Sunday, December 3, 2017

December 3, 1922 -- Howells Feted for Tribune Tower Design



December 3, 1922 – John Mead Howells, the winner of the $100,000 competition for the Chicago Tribune’s new building on Michigan Avenue, is honored at a dinner at which he gives the keynote address.  Expressing his appreciation for the commission, Howells says, “When an architect has thought and studied and practiced a special subject for eighteen years, he feels that nothing so fine can come to him as an opportunity to give that subject its best expression.”  That subject, for Howells and his collaborator, Raymond Hood, has been the tall office building, a frustrating subject in most cases, the architect says, because of the location in a city such buildings must usually occupy.  “Unfortunately, almost all our efforts at design must be lost,” Howells says, “for the reason that most office buildings have a joint property line on each side, over which the building cannot project and this leaves the front an isolated strip of design with no relation to the other sides of the building.  It is like a decorated window shade pulled down from a roll twenty stories above the street.”  The only time a perfect skyscraper can be built, Howells says, is when an architect is given a site that allows all four sides of the building owned by the same owner.  “How many such opportunities are there in the world,” he asks.  “You can count them on your fingers.”  The new building in Chicago presents such an opportunity.  Howell goes on to talk about the plan for the Tribune building.  The intent is not to design a building that “looked Gothic … but it is meant to be a design expressing to the limit our American steel cage construction, and nothing else … I believe that the type of design chosen by The Tribune expresses not only the American office building but the actual steel cage, with its vertical steel columns from top to bottom and its interpolated steel beams.  When you have done this you have produced something Gothic in line, because the Gothic architecture was also one of structural expression.”  Closing his remarks, Howells says, “In the present design Mr.

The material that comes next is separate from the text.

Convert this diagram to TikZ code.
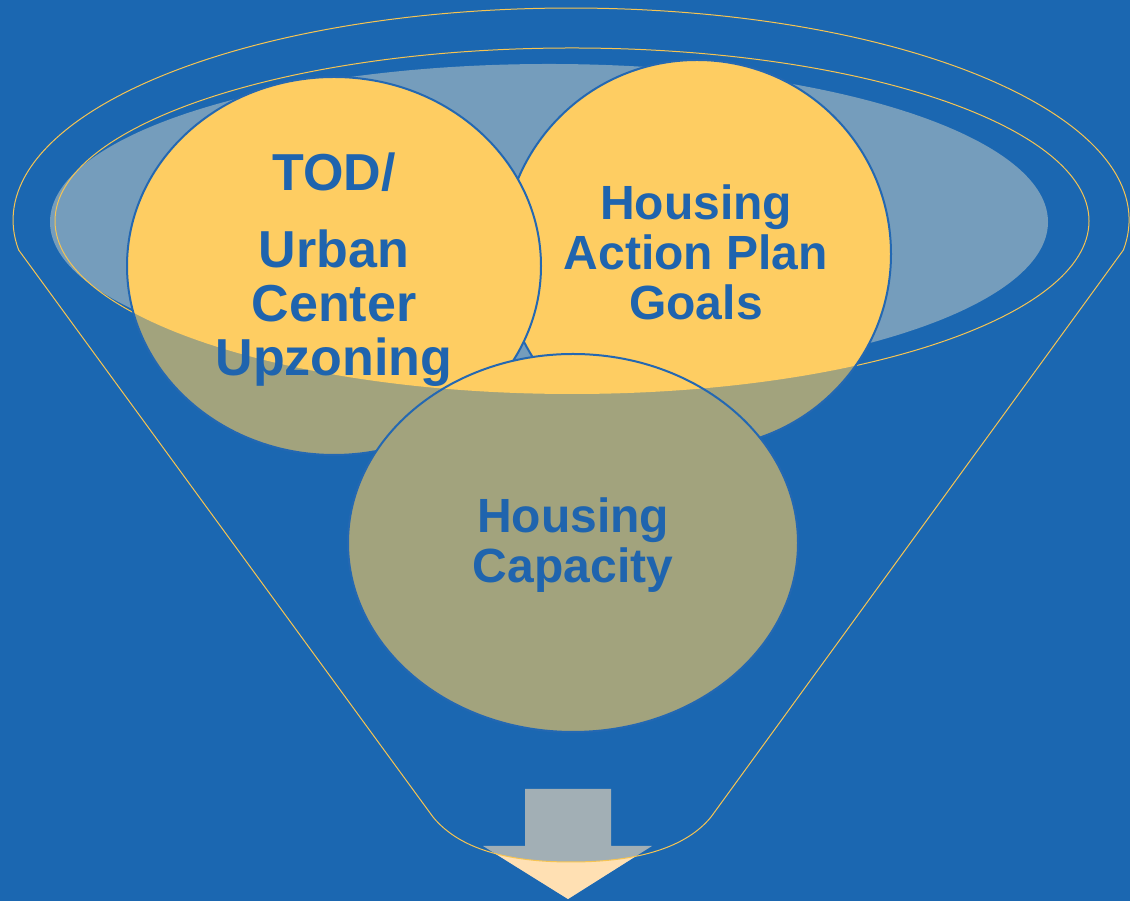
\documentclass[tikz,border=0pt]{standalone}
\usepackage{fontspec}
\setmainfont{Liberation Sans}
\usetikzlibrary{positioning}

\definecolor{bgblue}{RGB}{27,103,177}
\definecolor{txtblue}{RGB}{31,100,174}
\definecolor{ringblue}{RGB}{36,104,178}
\definecolor{sunyellow}{RGB}{254,205,98}
\definecolor{olivegrey}{RGB}{162,163,125}
\definecolor{mistblue}{RGB}{117,157,188}
\definecolor{funnelgold}{RGB}{246,196,82}
\definecolor{arrowgrey}{RGB}{162,175,181}
\definecolor{peach}{RGB}{255,224,179}

\begin{document}
\begin{tikzpicture}
  [
    x                       = 1pt,
    y                       = 1pt,
    funnel line/.style      = {draw=funnelgold, line width=1pt},
    ring line/.style        = {draw=ringblue, line width=2pt},
    label text/.style       = {text=txtblue, align=center, inner sep=0pt,
                               font=\fontsize{48}{50}\selectfont\bfseries},
    big label text/.style   = {label text, font=\fontsize{52}{54}\selectfont\bfseries}
  ]

  \useasboundingbox (0,0) rectangle (1130,901);
  \fill[bgblue] (0,0) rectangle (1130,901);

  \fill[mistblue] (549,679) ellipse [x radius=499pt, y radius=158pt];
  \draw[funnel line] (572,680) ellipse [x radius=517pt, y radius=173pt];

  \foreach \cx/\cy/\rx/\ry in {697/647/194/194, 334/635/207/189, 573/358/225/189} {
    \fill[olivegrey] (\cx,\cy) ellipse [x radius=\rx pt, y radius=\ry pt];
    \begin{scope}
      \clip (572,680) ellipse [x radius=517pt, y radius=173pt];
      \fill[sunyellow] (\cx,\cy) ellipse [x radius=\rx pt, y radius=\ry pt];
    \end{scope}
    \draw[ring line] (\cx,\cy) ellipse [x radius=\rx pt, y radius=\ry pt];
  }

  \fill[arrowgrey] (525,112) -- (611,112) -- (611,55) -- (652,55) -- (568,2)
    -- (483,55) -- (525,55) -- cycle;
  \begin{scope}
    \clip (433,84) .. controls (460,51) and (510,39) .. (571,39)
      .. controls (632,39) and (684,51) .. (711,84) -- (711,0) -- (433,0) -- cycle;
    \fill[peach] (525,112) -- (611,112) -- (611,55) -- (652,55) -- (568,2)
      -- (483,55) -- (525,55) -- cycle;
  \end{scope}

  \draw[funnel line] (1123.4,651) arc [start angle=-8.13, end angle=188.13,
      x radius=558pt, y radius=212pt]
    -- (433,84) .. controls (460,51) and (510,39) .. (571,39)
    .. controls (632,39) and (684,51) .. (711,84) -- cycle;

  \node[big label text, anchor=base] (tod) at (334,525) {TOD/\\[23pt]Urban\\Center\\Upzoning};
  \node[label text, anchor=base] (plan) at (696,581) {Housing\\Action Plan\\Goals};
  \node[label text, anchor=base] (capacity) at (573,318) {Housing\\Capacity};
\end{tikzpicture}
\end{document}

Hood and I have tried to set aside any itching for the original for fear of the fantastic, and we have striven only for a straight solution of that most worth while in American problems – the American skyscraper.”


December 3, 1948 – Pizzeria Uno opens for business.  According to Eater Chicago Ike Sewell worked for Fleischmann’s Distilling Corporation and his future partner, Ric Ricardo, was the owner of Riccardo’s Restaurant and Gallery at 437 North Rush Street.  The original plan was to open a Mexican Restaurant until Riccardo, an Italian by birth, tasted Mexican food for the first time.  That pointed the duo in the direction of pizza, but not just the usual thin crust of tomato sauce, cheese and toppings, but a pizza that was worthy of the city with the big shoulders.  The restaurant was originally called The Pizzeria and then Pizzeria Riccardo.  It became Pizzeria Uno when Sewell and Riccardo opened Pizzeria Due a block away in 1955.  Today there are over 130 Uno Pizzeria and Grill restaurants in 21states, Washington, D. C., South Korea, the United Arab Emirates, Honduras, Kuwait, and Saudi Arabia.